La troisième héroïne s’invite en fin de récit. Elle est la demi-soeur de la chanteuse, la trop belle fille du père qui avait abandonné sa famille. Elevée par un couple d’Autrichiens, mariée à un riche baron lubrique, elle pourrait faire de l’ombre à la chanteuse par sa position et sa beauté.
Avec les deux jeunes correspondants qui s’attachent de plus en plus l’un à l’autre et les trois héroïnes, Linda Lê revient par couches successives sur les vies de ces « transplantés » dans des pays d’Europe. Elle tisse ainsi de plus en plus profondément leur parcours. De ces vies qui s’étiolent, regrettant la beauté et la grandeur d’un pays qu’ils ne verront peut-être plus, ils essaient de trouver du sens en s’intéressant à la vie de leurs compatriotes tout autant isolés, cherchant à retrouver le souvenir d’un ancien Vietnam.
D’une écriture crépusculaire, Linda Lê tente toutefois d’amener V., cet étudiant d’un extrême intellectualisme vers un équilibre plus serein entre passé et avenir.
Dans la même lignée, avec Chercheurs d’ombres, un essai qui paraît simultanément chez Christian Bourgois, Linda Lê, en rendant hommage à des artistes comme Rainer Maria Rilke ou Emile Cioran, montre que c’est souvent dans les zones sombres que naissent les intuitions les plus fécondes.

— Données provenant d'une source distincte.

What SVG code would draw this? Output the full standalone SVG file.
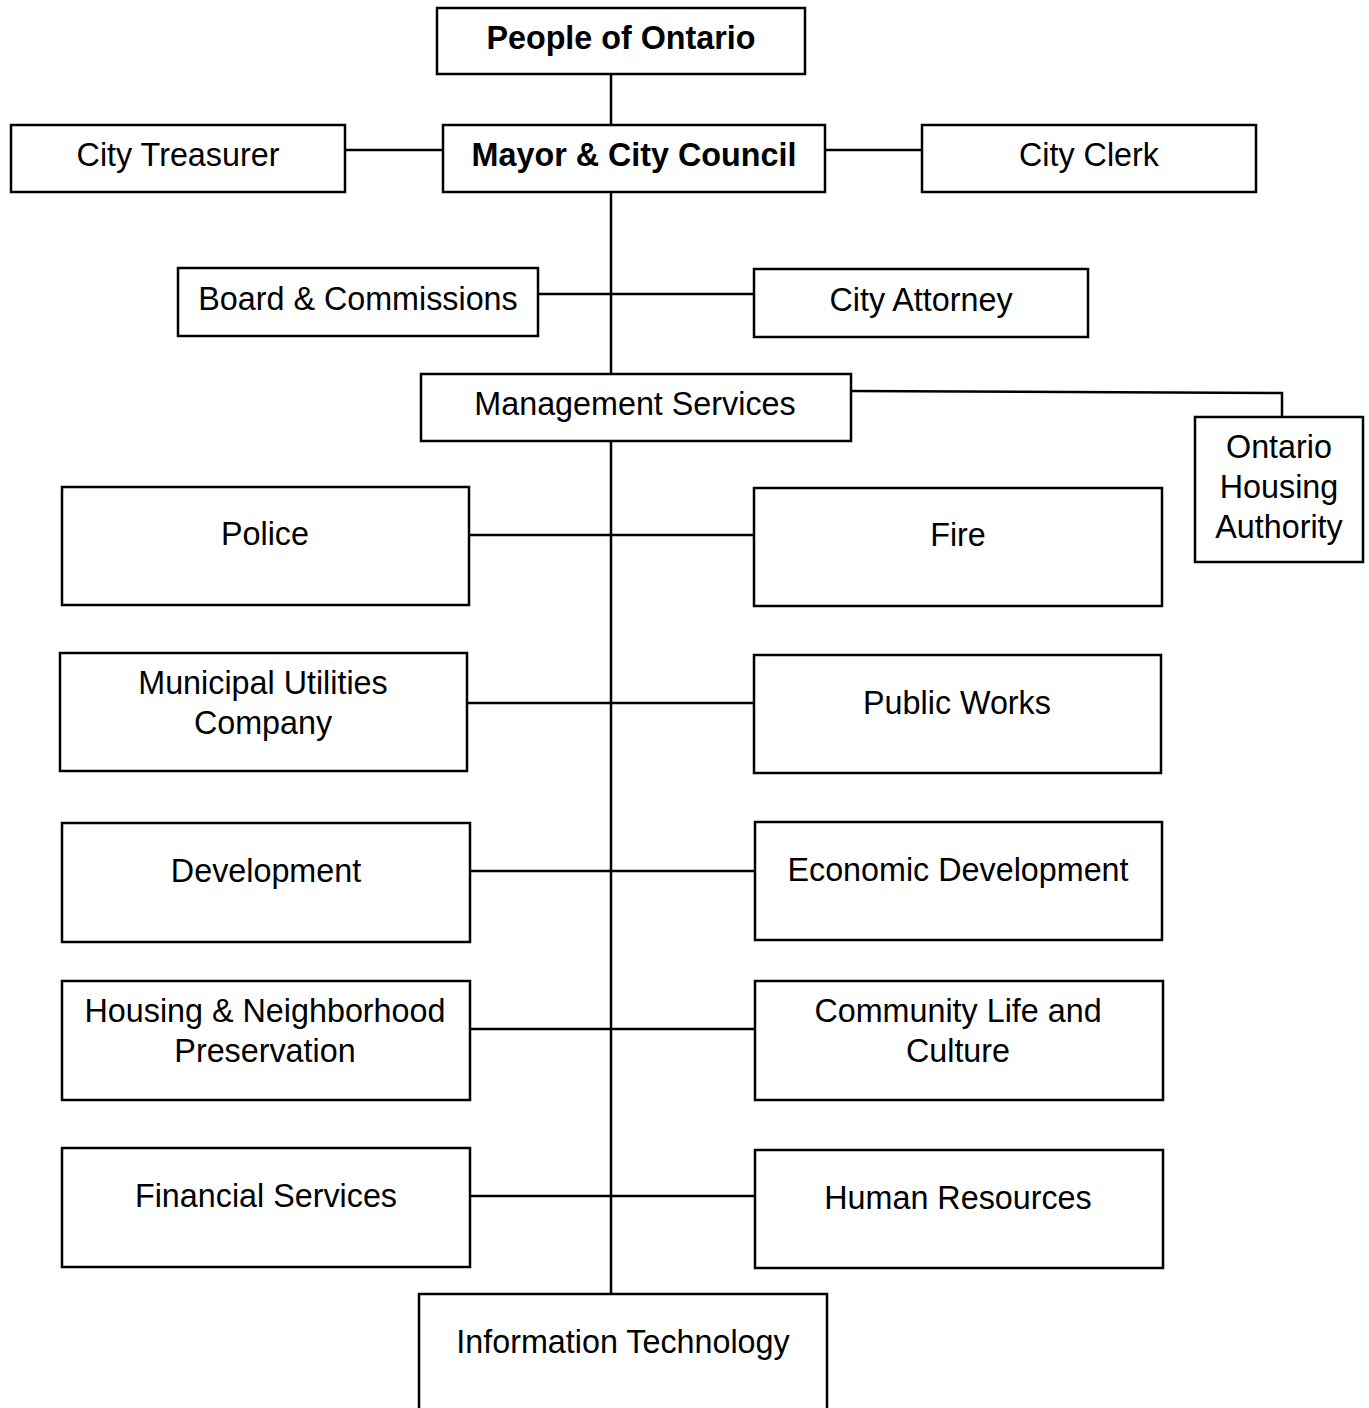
<svg xmlns="http://www.w3.org/2000/svg" width="1369" height="1408" viewBox="0 0 1369 1408">
<style>
.box{fill:#fff;stroke:#000;stroke-width:2.5}
.t{font-family:"Liberation Sans",Arial,sans-serif;font-size:32.3px;fill:#000;text-anchor:middle}
.b{font-weight:bold}
.c{fill:none;stroke:#000;stroke-width:2.5}
</style>
<rect width="1369" height="1408" fill="#fff"/>
<g id="connectors">
<line class="c" x1="611" y1="74" x2="611" y2="125"/>
<line class="c" x1="345" y1="150" x2="443" y2="150"/>
<line class="c" x1="825" y1="150" x2="922" y2="150"/>
<line class="c" x1="611" y1="192" x2="611" y2="374"/>
<line class="c" x1="538" y1="294" x2="754" y2="294"/>
<polyline class="c" points="851,391 1282,393 1282,417"/>
<line class="c" x1="611" y1="441" x2="611" y2="1294"/>
<line class="c" x1="469" y1="535" x2="754" y2="535"/>
<line class="c" x1="467" y1="703" x2="754" y2="703"/>
<line class="c" x1="470" y1="871" x2="755" y2="871"/>
<line class="c" x1="470" y1="1029" x2="755" y2="1029"/>
<line class="c" x1="470" y1="1196" x2="755" y2="1196"/>
</g>
<g id="people"><rect class="box" x="437" y="8" width="368" height="66"/><text class="t b" x="621" y="49">People of Ontario</text></g>
<g id="treasurer"><rect class="box" x="11" y="125" width="334" height="67"/><text class="t" x="178" y="166">City Treasurer</text></g>
<g id="mayor"><rect class="box" x="443" y="125" width="382" height="67"/><text class="t b" x="634" y="166">Mayor &amp; City Council</text></g>
<g id="clerk"><rect class="box" x="922" y="125" width="334" height="67"/><text class="t" x="1089" y="166">City Clerk</text></g>
<g id="board"><rect class="box" x="178" y="268" width="360" height="68"/><text class="t" x="358" y="310">Board &amp; Commissions</text></g>
<g id="attorney"><rect class="box" x="754" y="269" width="334" height="68"/><text class="t" x="921" y="311">City Attorney</text></g>
<g id="management"><rect class="box" x="421" y="374" width="430" height="67"/><text class="t" x="635" y="415">Management Services</text></g>
<g id="oha"><rect class="box" x="1195" y="417" width="168" height="145"/><text class="t" x="1279" y="458">Ontario</text><text class="t" x="1279" y="498">Housing</text><text class="t" x="1279" y="538">Authority</text></g>
<g id="police"><rect class="box" x="62" y="487" width="407" height="118"/><text class="t" x="265" y="545">Police</text></g>
<g id="fire"><rect class="box" x="754" y="488" width="408" height="118"/><text class="t" x="958" y="546">Fire</text></g>
<g id="utilities"><rect class="box" x="60" y="653" width="407" height="118"/><text class="t" x="263" y="694">Municipal Utilities</text><text class="t" x="263" y="734">Company</text></g>
<g id="publicworks"><rect class="box" x="754" y="655" width="407" height="118"/><text class="t" x="957" y="714">Public Works</text></g>
<g id="development"><rect class="box" x="62" y="823" width="408" height="119"/><text class="t" x="266" y="882">Development</text></g>
<g id="econdev"><rect class="box" x="755" y="822" width="407" height="118"/><text class="t" x="958" y="881">Economic Development</text></g>
<g id="housing"><rect class="box" x="62" y="981" width="408" height="119"/><text class="t" x="265" y="1022">Housing &amp; Neighborhood</text><text class="t" x="265" y="1062">Preservation</text></g>
<g id="community"><rect class="box" x="755" y="981" width="408" height="119"/><text class="t" x="958" y="1022">Community Life and</text><text class="t" x="958" y="1062">Culture</text></g>
<g id="financial"><rect class="box" x="62" y="1148" width="408" height="119"/><text class="t" x="266" y="1207">Financial Services</text></g>
<g id="hr"><rect class="box" x="755" y="1150" width="408" height="118"/><text class="t" x="958" y="1209">Human Resources</text></g>
<g id="it"><rect class="box" x="419" y="1294" width="408" height="130"/><text class="t" x="623" y="1353">Information Technology</text></g>
</svg>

Héroïnes Linda Lê, Christian Bourgois octobre 2017, 224 pages, 19€,
LINDA LÊ
Née en 1963 au Viêt-nam, Linda Lê avoue volontiers qu’elle n’a plus une connaissance intime de sa langue natale. Le français, appris dès l’enfance à Saigon, est devenu, sinon sa patrie, du moins un espace mouvant qui lui permet tout ensemble de se désabriter et de trouver une ancre flottante. Arrivée en France en 1977, deux ans après la fin de la guerre du Viêt-Nam, elle a pris le chemin de la littérature. Après trois livres parus lorsqu’elle était très jeune, elle a publié Les Evangiles du crime dont une presse unanime a salué l’originalité exceptionnelle. En 1993, Christian Bourgois a édité son cinquième livre, le roman Calomnies (traduit et publié aux Etats-Unis, aux Pays-Bas et au Portugal) puis en 1995, Les dits d’un idiot. Les Trois Parques et Voix ont paru en 1998, Lettre morte en 1999, Personne en 2003, Kriss/L’homme de Porlock en 2004 et In memoriam en 2007. Elle a reçu le prix Wepler-Fondation La Poste en 2010 pour son roman Cronos et le prix Renaudot-poche en 2011 pour À l’enfant que je n’aurai pas (Nil). Son roman Lame de fond a figuré parmi les 4 livres finalistes pour le prix Goncourt.